Au-delà de cet été, la question sera posée du recours à un prélèvement à la rentabilité élevée pour les comptes publics, de type CSG. Alors, par définition, tout le monde paierait...
8 Les entreprises seront-elles les premières mises à contribution ?
De fait, les nouveaux prélèvements pesant sur elles s'élèveraient au total à près de 45 milliards d'euros, soit de 2,2 points de PIB, d'ici la fin 2013. Un véritable choc fiscal...Imaginé au début de l'année, quand la croissance paraissait devoir repartir avant qu'on ne connaisse l'ampleur de la dégradation des comptes des entreprises, il paraît aujourd'hui hasardeux, voire dangereux.
Le gouvernement avance l'idée qu'il s'agit surtout de prélever sur les grands groupes : les taxes envisagées auraient donc peu impact sur l'économie. Ainsi, les entreprises seraient taxées à hauteur de 3% sur les dividendes versées aux actionnaires, selon les Echos.
9 Les dépenses publiques vont-elles être diminuées ?

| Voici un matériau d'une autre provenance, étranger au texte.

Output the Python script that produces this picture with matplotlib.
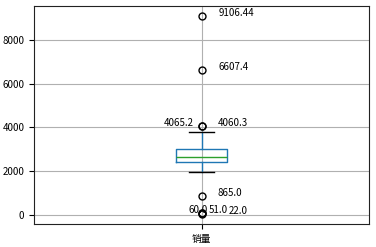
import matplotlib
matplotlib.use("Agg")
import matplotlib.pyplot as plt
import numpy as np

plt.rcParams['font.family'] = ['Noto Sans CJK SC', 'DejaVu Sans']
plt.rcParams['axes.unicode_minus'] = False
plt.rcParams['font.size'] = 7

category = '销量'
q1, median, q3 = 2410.0, 2640.0, 3020.0
whislo, whishi = 1940.0, 3770.0
fliers = [22.0, 51.0, 60.0, 865.0, 4060.3, 4065.2, 6607.4, 9106.44]

fig = plt.figure(figsize=(3.76, 2.47), dpi=100)
ax = fig.add_axes([34/376, 1-224/247, (369-34)/376, (224-6)/247])

stats = [dict(med=median, q1=q1, q3=q3, whislo=whislo, whishi=whishi,
              fliers=np.array(fliers), label=category)]
bp = ax.bxp(stats, positions=[1], widths=0.155,
            boxprops=dict(color='#1f77b4'),
            whiskerprops=dict(color='#1f77b4'),
            capprops=dict(color='black'),
            medianprops=dict(color='#2ca02c'),
            flierprops=dict(marker='o', markerfacecolor='none', markeredgecolor='black', markersize=5))
ax.grid(True, color='#b0b0b0', linewidth=0.8)
ax.set_axisbelow(True)
ax.set_xlim(0.5, 1.5)

x = bp['fliers'][0].get_xdata()
y = np.sort(np.asarray(bp['fliers'][0].get_ydata(), dtype=float))
for i in range(len(y)):
    if i > 0:
        ax.annotate(str(y[i]), xy=(x[i], y[i]),
                    xytext=(x[i] + 0.05 - 0.8 / (y[i] - y[i-1]), y[i]), fontsize=7)
    else:
        ax.annotate(str(y[i]), xy=(x[i], y[i]), xytext=(x[i] + 0.08, y[i]), fontsize=7)

for s in ax.spines.values():
    s.set_color('#222222')

fig.savefig('out.png', dpi=100)
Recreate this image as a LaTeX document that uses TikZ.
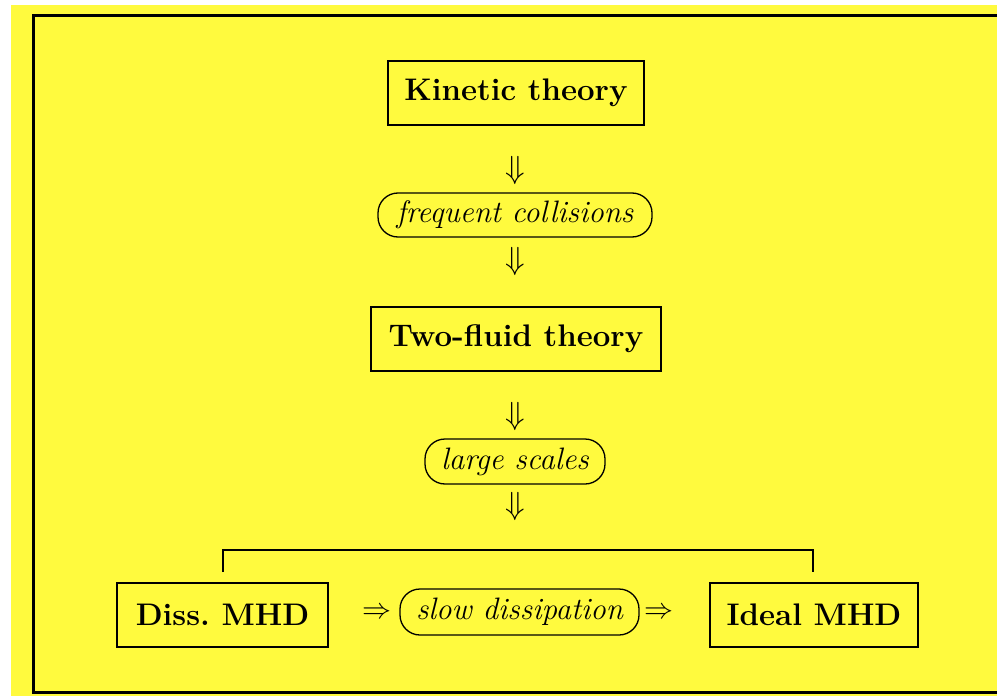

Le collectif budgétaire du 4 juillet prévoira des économies, ne serait-ce que pour compenser la création de 1.000 postes supplémentaires à la rentrée dans l'éducation nationale, a annoncé Jean-Marc Ayrault. Le chef du gouvernement a précisé que ce serait là la seule dépense nouvelle. Au-delà, des annulations de crédits peuvent théoriquement avoir lieu. Mais elles sont délicates en cours d'année. D'autant que Jean-Marc Ayrault entend privilégier la concertation avec les ministres. Les économies sur les crédits seront donc, en juillet, homéopathiques. A plus long terme, François Hollande veut ramener à 1% la hausse annuelle des dépenses publiques, contre 2% tendance. Soit une économie annuelle de plus de 10 milliards d'euros.
10 Les promesses seront-elles annulées?
François Hollande n'a pas tant promis, en matière économique. On le voit mal revenir sur le décret retraites qui vient d'être annoncé, ou sur l'augmentation de l'allocation de rentrée scolaire, financée par une restriction du quotient familial, au-delà de six fois le smic.